**Written request**
Provide an exact copy of the data, excluding the images.

**Dataset content**
------
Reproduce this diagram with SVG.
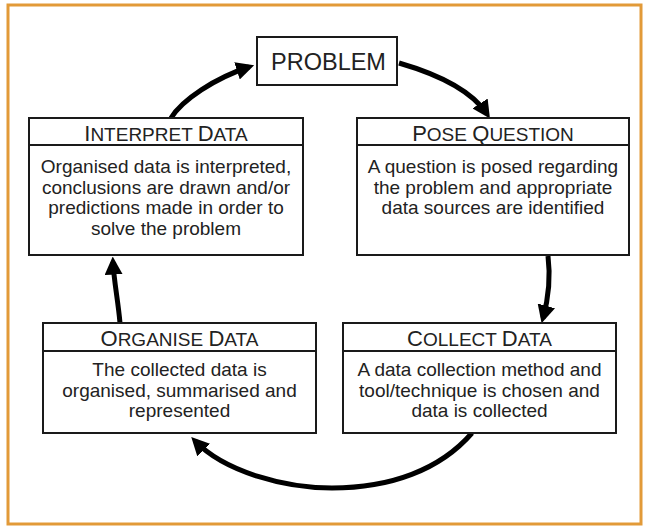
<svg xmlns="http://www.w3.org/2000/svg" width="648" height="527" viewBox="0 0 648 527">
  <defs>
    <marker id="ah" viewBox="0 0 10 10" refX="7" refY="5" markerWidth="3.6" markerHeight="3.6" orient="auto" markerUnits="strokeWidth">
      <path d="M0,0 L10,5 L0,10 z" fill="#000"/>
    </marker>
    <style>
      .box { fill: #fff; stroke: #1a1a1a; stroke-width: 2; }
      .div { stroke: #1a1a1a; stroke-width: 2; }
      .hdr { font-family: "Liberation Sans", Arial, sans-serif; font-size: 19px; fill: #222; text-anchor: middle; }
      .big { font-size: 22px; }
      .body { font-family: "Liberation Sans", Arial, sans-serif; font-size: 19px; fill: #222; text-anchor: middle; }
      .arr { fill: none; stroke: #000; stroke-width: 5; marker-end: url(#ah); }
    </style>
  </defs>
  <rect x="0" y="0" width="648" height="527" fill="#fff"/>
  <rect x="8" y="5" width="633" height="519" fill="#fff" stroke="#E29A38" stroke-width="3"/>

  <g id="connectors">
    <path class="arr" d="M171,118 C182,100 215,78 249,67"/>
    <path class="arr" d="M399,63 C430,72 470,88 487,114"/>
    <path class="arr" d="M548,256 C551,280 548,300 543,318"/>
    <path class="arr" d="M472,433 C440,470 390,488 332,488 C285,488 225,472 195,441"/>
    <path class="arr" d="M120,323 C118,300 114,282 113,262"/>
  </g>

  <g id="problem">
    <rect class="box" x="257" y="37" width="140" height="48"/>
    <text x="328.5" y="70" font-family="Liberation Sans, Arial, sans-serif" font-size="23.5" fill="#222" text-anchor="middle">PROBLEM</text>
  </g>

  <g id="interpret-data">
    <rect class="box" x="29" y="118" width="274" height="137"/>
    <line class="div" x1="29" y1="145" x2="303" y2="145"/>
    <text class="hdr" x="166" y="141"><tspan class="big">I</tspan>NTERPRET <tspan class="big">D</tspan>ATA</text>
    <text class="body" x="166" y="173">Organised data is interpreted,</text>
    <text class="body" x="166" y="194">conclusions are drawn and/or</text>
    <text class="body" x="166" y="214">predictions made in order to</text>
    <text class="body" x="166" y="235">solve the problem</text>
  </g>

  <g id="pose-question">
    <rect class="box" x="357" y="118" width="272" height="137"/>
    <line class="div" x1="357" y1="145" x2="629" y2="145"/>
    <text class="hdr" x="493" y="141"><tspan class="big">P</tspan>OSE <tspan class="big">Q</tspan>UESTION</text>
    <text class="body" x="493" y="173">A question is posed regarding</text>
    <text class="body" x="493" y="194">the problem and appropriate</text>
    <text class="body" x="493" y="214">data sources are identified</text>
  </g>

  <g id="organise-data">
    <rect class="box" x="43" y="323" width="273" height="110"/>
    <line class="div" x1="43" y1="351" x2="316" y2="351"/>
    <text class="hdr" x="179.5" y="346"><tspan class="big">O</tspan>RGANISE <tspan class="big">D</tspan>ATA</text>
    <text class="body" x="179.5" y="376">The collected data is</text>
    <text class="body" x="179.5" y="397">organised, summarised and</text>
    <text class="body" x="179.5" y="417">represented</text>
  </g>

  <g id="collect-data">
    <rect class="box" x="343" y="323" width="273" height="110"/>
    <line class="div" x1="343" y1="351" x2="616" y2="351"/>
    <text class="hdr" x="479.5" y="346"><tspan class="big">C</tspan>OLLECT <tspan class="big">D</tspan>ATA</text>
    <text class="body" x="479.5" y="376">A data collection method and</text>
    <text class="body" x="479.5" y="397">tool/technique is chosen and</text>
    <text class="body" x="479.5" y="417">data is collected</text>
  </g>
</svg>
------
**Exercise answer**
Reproduce this diagram with SVG.
<svg xmlns="http://www.w3.org/2000/svg" width="648" height="527" viewBox="0 0 648 527">
  <defs>
    <marker id="ah" viewBox="0 0 10 10" refX="7" refY="5" markerWidth="3.6" markerHeight="3.6" orient="auto" markerUnits="strokeWidth">
      <path d="M0,0 L10,5 L0,10 z" fill="#000"/>
    </marker>
    <style>
      .box { fill: #fff; stroke: #1a1a1a; stroke-width: 2; }
      .div { stroke: #1a1a1a; stroke-width: 2; }
      .hdr { font-family: "Liberation Sans", Arial, sans-serif; font-size: 19px; fill: #222; text-anchor: middle; }
      .big { font-size: 22px; }
      .body { font-family: "Liberation Sans", Arial, sans-serif; font-size: 19px; fill: #222; text-anchor: middle; }
      .arr { fill: none; stroke: #000; stroke-width: 5; marker-end: url(#ah); }
    </style>
  </defs>
  <rect x="0" y="0" width="648" height="527" fill="#fff"/>
  <rect x="8" y="5" width="633" height="519" fill="#fff" stroke="#E29A38" stroke-width="3"/>

  <g id="connectors">
    <path class="arr" d="M171,118 C182,100 215,78 249,67"/>
    <path class="arr" d="M399,63 C430,72 470,88 487,114"/>
    <path class="arr" d="M548,256 C551,280 548,300 543,318"/>
    <path class="arr" d="M472,433 C440,470 390,488 332,488 C285,488 225,472 195,441"/>
    <path class="arr" d="M120,323 C118,300 114,282 113,262"/>
  </g>

  <g id="problem">
    <rect class="box" x="257" y="37" width="140" height="48"/>
    <text x="328.5" y="70" font-family="Liberation Sans, Arial, sans-serif" font-size="23.5" fill="#222" text-anchor="middle">PROBLEM</text>
  </g>

  <g id="interpret-data">
    <rect class="box" x="29" y="118" width="274" height="137"/>
    <line class="div" x1="29" y1="145" x2="303" y2="145"/>
    <text class="hdr" x="166" y="141"><tspan class="big">I</tspan>NTERPRET <tspan class="big">D</tspan>ATA</text>
    <text class="body" x="166" y="173">Organised data is interpreted,</text>
    <text class="body" x="166" y="194">conclusions are drawn and/or</text>
    <text class="body" x="166" y="214">predictions made in order to</text>
    <text class="body" x="166" y="235">solve the problem</text>
  </g>

  <g id="pose-question">
    <rect class="box" x="357" y="118" width="272" height="137"/>
    <line class="div" x1="357" y1="145" x2="629" y2="145"/>
    <text class="hdr" x="493" y="141"><tspan class="big">P</tspan>OSE <tspan class="big">Q</tspan>UESTION</text>
    <text class="body" x="493" y="173">A question is posed regarding</text>
    <text class="body" x="493" y="194">the problem and appropriate</text>
    <text class="body" x="493" y="214">data sources are identified</text>
  </g>

  <g id="organise-data">
    <rect class="box" x="43" y="323" width="273" height="110"/>
    <line class="div" x1="43" y1="351" x2="316" y2="351"/>
    <text class="hdr" x="179.5" y="346"><tspan class="big">O</tspan>RGANISE <tspan class="big">D</tspan>ATA</text>
    <text class="body" x="179.5" y="376">The collected data is</text>
    <text class="body" x="179.5" y="397">organised, summarised and</text>
    <text class="body" x="179.5" y="417">represented</text>
  </g>

  <g id="collect-data">
    <rect class="box" x="343" y="323" width="273" height="110"/>
    <line class="div" x1="343" y1="351" x2="616" y2="351"/>
    <text class="hdr" x="479.5" y="346"><tspan class="big">C</tspan>OLLECT <tspan class="big">D</tspan>ATA</text>
    <text class="body" x="479.5" y="376">A data collection method and</text>
    <text class="body" x="479.5" y="397">tool/technique is chosen and</text>
    <text class="body" x="479.5" y="417">data is collected</text>
  </g>
</svg>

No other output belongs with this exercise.